TW : violences patriarcales, inceste, féminicides

Ce livre est un essai littéraire en ce sens qu'il mêle l'expérience de l'autrice, Rose Lamy, en tant que femme dans un monde patriarcal avec des notions de droit.


Présentation globale

Elle va tout au long du livre détricoter la genèse du patriarcat dans le droit, en partant du droit romain et du fameux bonus pater familias (en bon père de famille en latin), pour ensuite le relier à des faits de plus en plus récents. Elle analyse le traitement médiatique fait de ce qui est majoritairement nommé "faits divers", "violences conjugales/domestiques", et qui ignore donc ce qui est pourtant l'essence et le point en commun de tous ces faits : la violence masculine misogyne.


Présentation chapitrée

Rose Lamy explore dans l'introduction sa propre histoire au travers de l'image fausse de son père qu'on lui a inculquée et ce que cela a bougée en elle quand elle a appris la vérité.

Dans le premier chapitre, elle traite de la place du père au sein de la cellule familiale, comment les violences patriarcales y sont non seulement acceptées mais même défendues, par le droit et par les média, avec notamment toute une réflexion sur l'articulation entre le féminisme et l'adultisme et assez logiquement aussi l'inceste.

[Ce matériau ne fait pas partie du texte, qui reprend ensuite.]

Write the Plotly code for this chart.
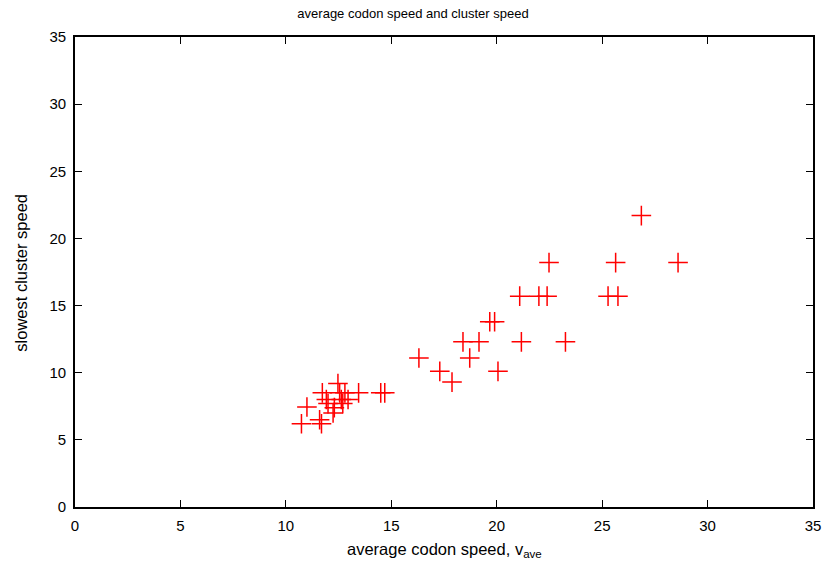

Dans le second chapitre, elle analyse le discours médiatique autour de l'image du monstre, de la monstruosité, permettant aux hommes en tant que groupe de se dédouaner de toute responsabilité car il y aurait les hommes "normaux" et les "monstres". On peut y voir une forme de reprise du concept de banalité du mal développé par Hannah Arendt, où les hommes en tant que groupe dominant banalise les violences à la fois sur les femmes et les groupes sociaux minorisés, mais également contre d'autres hommes, ce qui est développé dans le chapitre suivant. Elle montre par l'exemple comme les féminicides sont perçus différemment selon que le tueur soit le mari ou un inconnu. Le premier aura le droit à un ensemble de vocabulaire autour de la passion voire l'amour, tandis que le second sera pointé avec le champ lexical du monstre. La notion de continuum des violences sert beaucoup à Lamy pour montrer que toutes les violences patriarcales servent un même but : l'asservissement par la violence de tout ce qui n'est pas à l'image de l'homme moderne dominant.

Dans le troisième chapitre, elle décrit de manière plus détaillée la construction de l'image du monstre, qui se recoupe quasi systématiquement avec celle de l'étranger. Du fait que la violence envers les hommes est exercée en écrasante majorité par d'autres hommes, cela permet aux hommes en tant que groupe de pouvoir pointer un "monstre" tout en ignorant toutes les autres formes de violence et ainsi pointé un groupe qui servira de bouc-émissaire. Lamy traite dans ce chapitre du fémonationalisme et de l'usage des femmes d'autres pays pour nuancer et minimiser la violence que subissent celles en France, voire pire pour dire qu'elle viendrait d'un influence étrangère et serait perpétré par des personnes étrangères.

Dans le quatrième chapitre, Lamy analyse comment les stratégies masculines vues comme positives sont souvent influencées par le patriarcat. Elle prend l'exemple du fait de donner dans l'espoir de recevoir et non pas donner pour faire plaisir (et savoir donneeeeer... hem) et celui des des bons pères "ratés" excusés car renvoyer à l'errare humanum est (l'erreur est humaine).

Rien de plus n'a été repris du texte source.